Starboard Value has gone on a hiring and purchasing spree to help with its battle to keep Olive Garden and Red Lobster under one corporate umbrella. How far will they go to keep the chains together?

Despite a new look for Olive Garden and a promised "brand renaissance," two hedge funds are continuing their fierce battle against the kind of reinvention the chain's owner, Darden Restaurants, has in mind.

Starboard Value, an activist hedge fund run by Jeffrey Smith, has been a vocal critic of Darden's plan to sell or spin off Red Lobster, believing it would create more value for shareholders if Darden kept the more mature Olive Garden and Red Lobster brands together, while creating a different division for its younger, steeper growth businesses.
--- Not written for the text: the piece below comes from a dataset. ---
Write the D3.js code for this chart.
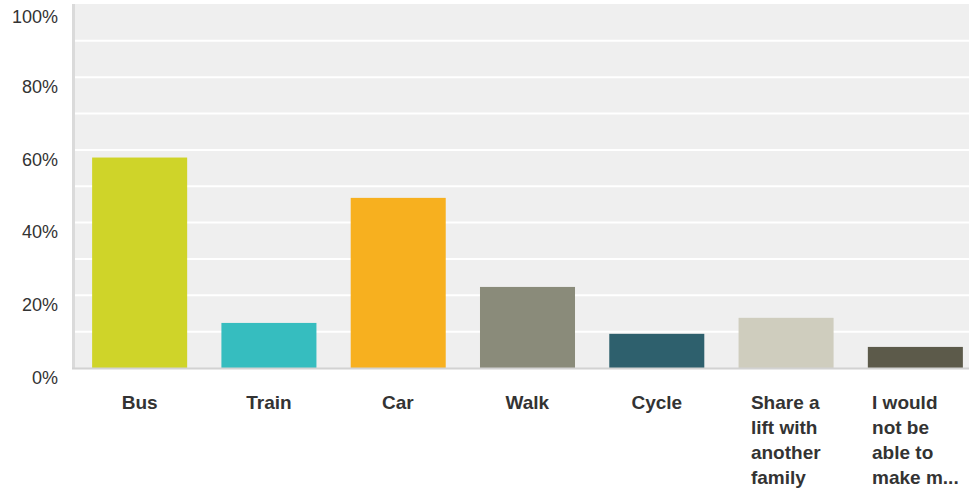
<!DOCTYPE html>
<html>
<head>
<meta charset="utf-8">
<script src="https://cdn.jsdelivr.net/npm/d3@7"></script>
<style>
  body { margin: 0; background: #fff; }
  svg { display: block; font-family: "Liberation Sans", Arial, sans-serif; }
</style>
</head>
<body>
<svg id="chart" width="969" height="491"></svg>
<script>
const categories = ["Bus", "Train", "Car", "Walk", "Cycle", "Share a lift with another family", "I would not be able to make m..."];
const labelLines = [["Bus"], ["Train"], ["Car"], ["Walk"], ["Cycle"], ["Share a", "lift with", "another", "family"], ["I would", "not be", "able to", "make m..."]];
const values = [57.9, 12.4, 46.8, 22.3, 9.4, 13.8, 5.8];
const colors = ["#cfd429", "#36bdbf", "#f7b01f", "#8a8b7a", "#2e606d", "#cfcdbe", "#5c5a4a"];
const yTicks = [0, 20, 40, 60, 80, 100];
const gridTicks = [10, 20, 30, 40, 50, 60, 70, 80, 90];

const width = 969;
const height = 491;
const plotLeft = 75, plotTop = 4, plotBottom = 368;

const svg = d3.select("#chart");

const x = d3.scaleBand()
  .domain(categories)
  .range([plotLeft, 980])
  .paddingInner(0.265)
  .paddingOuter(0.1325);

const y = d3.scaleLinear()
  .domain([0, 100])
  .range([plotBottom, 4.5]);

// background
svg.append("rect")
  .attr("x", plotLeft)
  .attr("y", plotTop)
  .attr("width", width - plotLeft)
  .attr("height", plotBottom - plotTop)
  .attr("fill", "#efefef");

// left edge
svg.append("rect")
  .attr("x", 72)
  .attr("y", plotTop)
  .attr("width", 3)
  .attr("height", plotBottom - plotTop + 1)
  .attr("fill", "#dadada");

// gridlines
svg.selectAll(".grid")
  .data(gridTicks)
  .enter()
  .append("line")
  .attr("class", "grid")
  .attr("x1", plotLeft)
  .attr("x2", width)
  .attr("y1", d => y(d))
  .attr("y2", d => y(d))
  .attr("stroke", "#fff")
  .attr("stroke-width", 2);

// bars
svg.selectAll(".bar")
  .data(values)
  .enter()
  .append("rect")
  .attr("class", "bar")
  .attr("x", (d, i) => x(categories[i]))
  .attr("y", d => y(d))
  .attr("width", x.bandwidth())
  .attr("height", d => y(0) - y(d))
  .attr("fill", (d, i) => colors[i]);

// x axis line
svg.append("line")
  .attr("x1", 72)
  .attr("x2", width)
  .attr("y1", plotBottom + 0.5)
  .attr("y2", plotBottom + 0.5)
  .attr("stroke", "#d2d2d2")
  .attr("stroke-width", 2);

// y labels
const yAxis = d3.axisLeft(y)
  .tickValues(yTicks)
  .tickFormat(d => d + "%")
  .tickSize(0);

const gy = svg.append("g")
  .attr("transform", "translate(58,0)")
  .call(yAxis);
gy.select(".domain").remove();
gy.selectAll("text")
  .attr("font-family", "Liberation Sans, Arial, sans-serif")
  .attr("font-size", 18)
  .attr("fill", "#333")
  .attr("x", 0)
  .attr("dy", null)
  .attr("y", d => Math.max(15.3, 22.7 - y(d)))
  .attr("text-anchor", "end");

// x labels: lines left aligned, block centred on the band
const xl = svg.append("g");
labelLines.forEach((lines, i) => {
  const g = xl.append("g");
  const t = g.append("text")
    .attr("font-size", 19)
    .attr("font-weight", "bold")
    .attr("fill", "#333");
  lines.forEach((ln, j) => {
    t.append("tspan")
      .attr("x", 0)
      .attr("y", 409 + j * 25)
      .text(ln);
  });
  const w = t.node().getBBox().width;
  const cx = x(categories[i]) + x.bandwidth() / 2;
  g.attr("transform", `translate(${cx - w / 2},0)`);
});
</script>
</body>
</html>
Darden, meanwhile, wants to spin off or completely sell the troubled Red Lobster brand and attempt to salvage Olive Garden with its recent investment in revamping the brand.

In order to agitate for this strategic direction, Starboard has bought up a 5.5% stake in Darden in recent months. But Darden has shown fierce determination to stand its ground on its decision to part ways with the Red Lobster brand.

In reaction, Smith today announced the hiring of Charles Sonsteby, a former chief financial officer of the crafts chain Michael's and Brinker International, the owner of restaurant chains Chili's and Maggiano's. Starboard has also gone on a buying spree, snapping up 1,000 more shares of Darden in Blum's name, according to a Tuesday filing with the Securities and Exchange Commission.

Smith was not available for comment on Tuesday.

Today's moves are the latest in a number of attempts by Smith to accentuate the relentless of pursuit to keep the chains together under a single corporate umbrella. Last month, he tapped former Olive Garden CEO Bradley Blum to join his hedge fund and the battle over Darden's future. And last week, Starboard called for a a special shareholder vote ahead of the company's annual meeting to decide whether and how to divide up the Darden properties.

Starboard isn't the only hedge fund waging an activist campaign against Darden. Barington Capital has similar ideas for shaking things up at the company and has been unrelenting in its own campaign to separate Olive Garden and Red Lobster from Darden's faster growing brands, like Bahama Breeze, LongHorn Steakhouse and Eddie V's, among others.

And Barington wasn't too pleased with Orlando-based Darden's attempts to forge its own path with its reinvention plan for Olive Garden, stating yesterday that the hedge fund had lost confidence in the Darden CEO Clarence Otis Jr., and that his strategic vision of spinning off or selling the Red Lobster belies the company's determination to create the highest shareholder value possible.

Shares of Darden were trading under $48.50 on Tuesday afternoon, down nearly a dollar per share from Monday's high of $49.42 and significantly below its closing price last week of $51.06 per share.